Most Unix init systems have a single way of stopping a daemon or a service, and on the surface this feels correct. And mostly it is, and mostly it works. However, I've recently come around to believing that this is a mistake and an over-generalization. I now believe that there are three different contexts and you may well want to stop things somewhat differently in each, depending on the daemon or service. This is especially the case if the daemon spawns multiple and somewhat independent processes as part of its operation, but it can happen in other situations as well, such as the daemon handling relatively long-running requests. To make this concrete I'm going to use the case of cron and long-running cron jobs, as well as Apache (or the web server of your choice).

The first context of stopping a daemon is a service restart, for example if the package management system is installing an updated version. Here you often don't want to abruptly stop everything the daemon is running. In the case of cron, you probably don't want a daemon restart to kill and perhaps restart all currently running cron jobs; for Apache, you probably want to let current requests complete, although this depends on what you're doing with Apache and how you have it configured.

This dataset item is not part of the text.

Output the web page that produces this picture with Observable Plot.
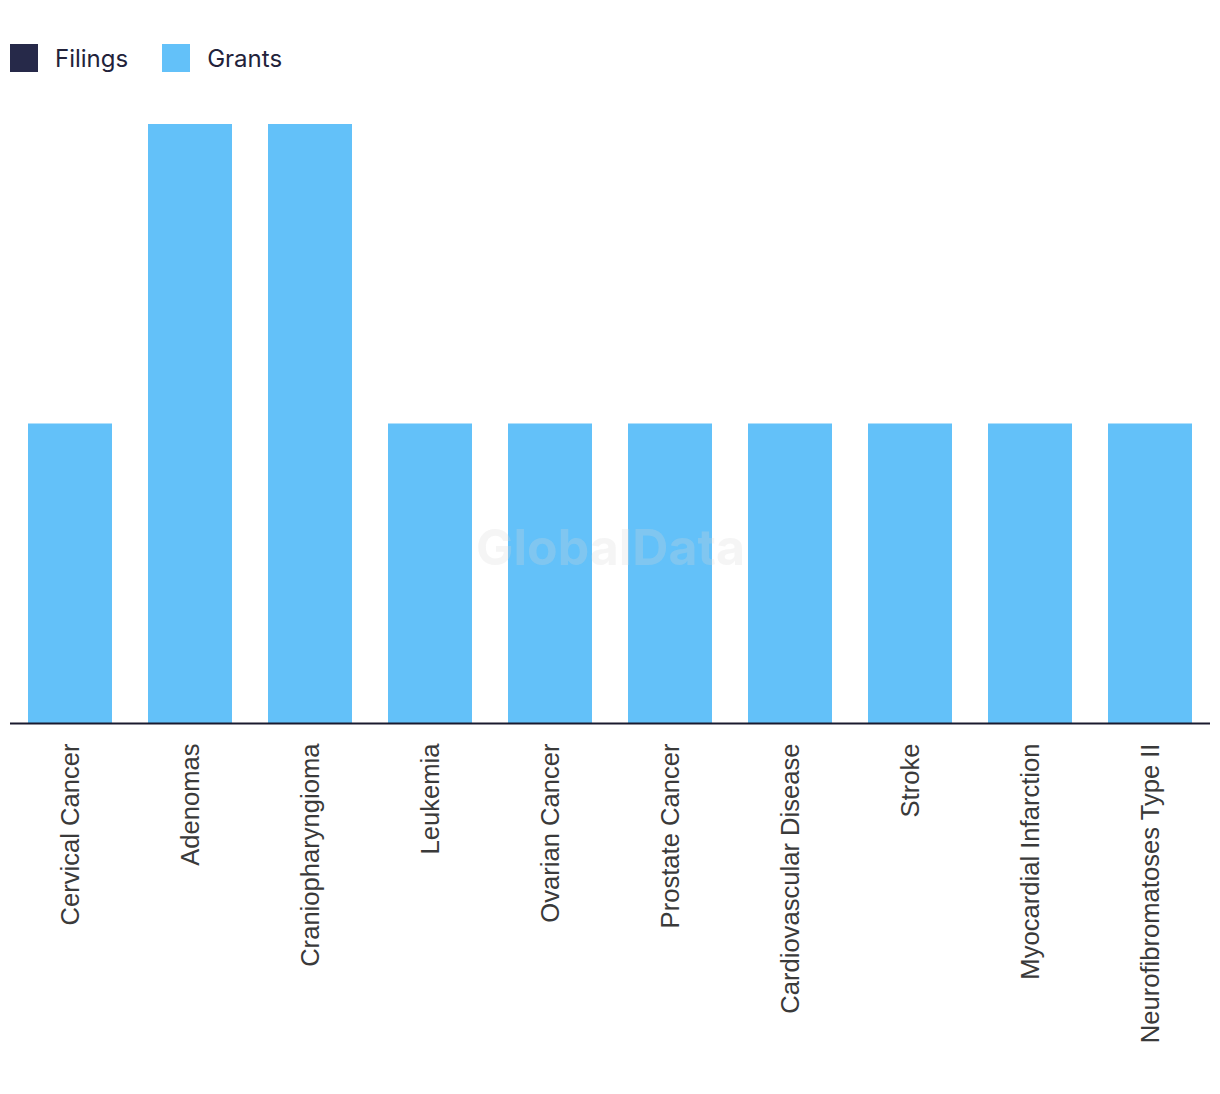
<!DOCTYPE html>
<html>
<head>
<meta charset="utf-8">
<script src="https://cdn.jsdelivr.net/npm/d3@7"></script>
<script src="https://cdn.jsdelivr.net/npm/@observablehq/plot@0.6"></script>
<style>
  body { margin: 0; background: #fff; width: 1220px; height: 1094px; overflow: hidden; }
  .legend { height: 100px; display: flex; align-items: center; padding-left: 10px; font-family: Inter, "Open Sans", sans-serif; font-size: 24px; color: #22223a; box-sizing: border-box; padding-top: 16px; }
  .item { display: flex; align-items: center; margin-right: 34px; }
  .sw { width: 28px; height: 28px; margin-right: 17px; }
</style>
</head>
<body>
<div class="legend" id="legend"></div>
<div id="chart"></div>
<script>
const categories = ["Cervical Cancer", "Adenomas", "Craniopharyngioma", "Leukemia", "Ovarian Cancer", "Prostate Cancer", "Cardiovascular Disease", "Stroke", "Myocardial Infarction", "Neurofibromatoses Type II"];
const filings = [0, 0, 0, 0, 0, 0, 0, 0, 0, 0];
const grants = [1, 2, 2, 1, 1, 1, 1, 1, 1, 1];
const seriesNames = ["Filings", "Grants"];
const seriesColors = ["#262949", "#63c1f9"];

const legend = document.getElementById("legend");
seriesNames.forEach((s, i) => {
  const it = document.createElement("div");
  it.className = "item";
  it.innerHTML = `<div class="sw" style="background:${seriesColors[i]}"></div><span>${s}</span>`;
  legend.appendChild(it);
});

const data = [];
categories.forEach((c, i) => {
  data.push({category: c, series: "Filings", value: filings[i]});
  data.push({category: c, series: "Grants", value: grants[i]});
});

const chart = Plot.plot({
  width: 1220,
  height: 994,
  marginTop: 24,
  marginBottom: 371,
  marginLeft: 10,
  marginRight: 10,
  style: {fontFamily: "'Liberation Sans', Arial, sans-serif", fontSize: "26px", color: "#333"},
  x: {domain: categories, paddingInner: 0.3, paddingOuter: 0.15, label: null},
  y: {domain: [0, 2], axis: null},
  color: {domain: seriesNames, range: seriesColors},
  marks: [
    Plot.barY(data, {x: "category", y: "value", fill: "series", order: seriesNames}),
    Plot.axisX({tickRotate: -90, tickSize: 0, tickPadding: 20, fontSize: 25.6, fill: "#3a3a3a", label: null}),
    Plot.ruleY([0], {stroke: "#1a1a2e", strokeWidth: 2}),
    Plot.text(["GlobalData"], {frameAnchor: "middle", dy: 125, fontSize: 50, fontWeight: "bold", fontFamily: "Inter, 'Liberation Sans', sans-serif", fill: "#d8d8d8", fillOpacity: 0.25})
  ]
});
document.getElementById("chart").appendChild(chart);
</script>
</body>
</html>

The second context is taking down the service with no intention to restart it in the near future. You're stopping Apache for a while, or perhaps shutting down cron during a piece of delicate system maintenance, or even turning off the SSH daemon. Here you're much more likely to want running cron jobs, web requests, and even SSH logins to shut down, although you may want the init system to give them some grace time. This may actually be two contexts, one where you want a relatively graceful stop versus one where you really want an emergency shutdown with everything screeching to an immediate halt.

The third context is stopping the service during system shutdown. Here you unambiguously want everything involved with the daemon to stop, because everything on the system has to stop sooner or later. You almost always want everything associated with the daemon to stop as a group, more or less at the same time; among other reasons this keeps shutdown ordering sensible. If you need Apache to shut down before some backend service, you likely don't want lingering Apache sub-processes hanging around just because their request is taking a while to finish. Or at a minimum you don't want Apache to be considered 'down' for shutdown ordering until the last little bits die off.

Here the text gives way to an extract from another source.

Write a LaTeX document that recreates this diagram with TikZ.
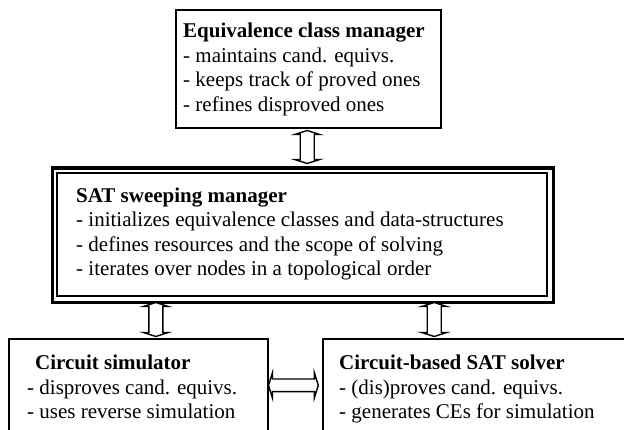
\documentclass[tikz,border=0pt]{standalone}
\usepackage{fontspec}
\setmainfont{Liberation Serif}
\usetikzlibrary{calc}
\tikzset{
  box/.style={draw, line width=2pt, rectangle, inner sep=0pt, anchor=north west},
  txt/.style={anchor=base west, inner sep=0pt, font=\fontsize{21}{24.5}\selectfont},
  arrowline/.style={draw, line width=1.4pt, fill=white, line join=miter}
}
\newcommand\vdarrow[2]{\draw[arrowline] let \p1=(#1), \p2=(#2) in
  (\p1) -- (\x1+12.5pt,\y1-4pt) -- (\x1+7pt,\y1-4pt) -- (\x1+7pt,\y2+4pt) -- (\x1+12.5pt,\y2+4pt)
  -- (\x1,\y2) -- (\x1-12.5pt,\y2+4pt) -- (\x1-7pt,\y2+4pt) -- (\x1-7pt,\y1-4pt) -- (\x1-12.5pt,\y1-4pt) -- cycle;}
\newcommand\hdarrow[2]{\draw[arrowline] let \p1=(#1), \p2=(#2) in
  (\p1) -- (\x1+4pt,\y1+12.8pt) -- (\x1+4pt,\y1+6.3pt) -- (\x2-4pt,\y1+6.3pt) -- (\x2-4pt,\y1+12.8pt)
  -- (\x2,\y1) -- (\x2-4pt,\y1-12.8pt) -- (\x2-4pt,\y1-6.3pt) -- (\x1+4pt,\y1-6.3pt) -- (\x1+4pt,\y1-12.8pt) -- cycle;}
\begin{document}
\begin{tikzpicture}[x=1pt,y=-1pt]
\useasboundingbox (0,0) rectangle (624,430);
\clip (0,0) rectangle (624,430);
% boxes
\node[box, minimum width=265pt, minimum height=118pt] (eq) at (175,9.5) {};
\node[box, line width=3.3pt, minimum width=501pt, minimum height=134.5pt] (satout) at (51,166.5) {};
\node[box, line width=2.3pt, minimum width=490.2pt, minimum height=122.7pt] (satin) at (55.5,172) {};
\node[box, minimum width=258.4pt, minimum height=120pt] (sim) at (8.3,338.3) {};
\node[box, minimum width=320pt, minimum height=120pt] (solver) at (321.7,338.3) {};
% texts
\node[txt] (eqt) at (183,38) {\begin{tabular}[t]{@{}l@{}}\textbf{Equivalence class manager}\\- maintains cand. equivs.\\- keeps track of proved ones\\- refines disproved ones\end{tabular}};
\node[txt] (satt) at (76,202.5) {\begin{tabular}[t]{@{}l@{}}\textbf{SAT sweeping manager}\\- initializes equivalence classes and data-structures\\- defines resources and the scope of solving\\- iterates over nodes in a topological order\end{tabular}};
\node[txt] (simt) at (27,370) {\begin{tabular}[t]{@{}l@{}}\hspace*{8pt}\textbf{Circuit simulator}\\- disproves cand. equivs.\\- uses reverse simulation\end{tabular}};
\node[txt] (solvt) at (339,370) {\begin{tabular}[t]{@{}l@{}}\textbf{Circuit-based SAT solver}\\- (dis)proves cand. equivs.\\- generates CEs for simulation\end{tabular}};
% arrow end points
\coordinate (a1t) at (307.2,130.5);
\coordinate (a1b) at (307.2,163.5);
\coordinate (a2t) at (155.8,302.5);
\coordinate (a2b) at (155.8,336.5);
\coordinate (a3t) at (434.2,302.5);
\coordinate (a3b) at (434.2,336.5);
\coordinate (a4l) at (268.5,385.3);
\coordinate (a4r) at (318.3,385.3);
\vdarrow{a1t}{a1b}
\vdarrow{a2t}{a2b}
\vdarrow{a3t}{a3b}
\hdarrow{a4l}{a4r}
\end{tikzpicture}
\end{document}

As we see here, the first and the third context can easily conflict with each other; what you want for service restart can be the complete opposite of what you want during system shutdown. And an emergency service stop might mean you want an even more abrupt halt than you do during system shutdown. In hindsight, trying to treat all of these different contexts the same is over-generalization. The only time when they're all the same is when you have a simple single-process daemon, at which point there's only ever one version of shutting down the daemon; if the daemon process isn't running, that's it.

(As you might suspect, these thoughts are fallout from our Ubuntu shutdown problems.)

PS: While not all init systems are supervisory, almost all of them include some broad idea of how services are stopped as well as how they're started. System V init is an example of a passive init system that still has a distinct and well defined process for shutting down services. The one exception that I know of is original BSD, where there was no real concept of 'shutting down the system' as a process; instead reboot simply terminated all processes on the spot.

Written on 12 September 2017.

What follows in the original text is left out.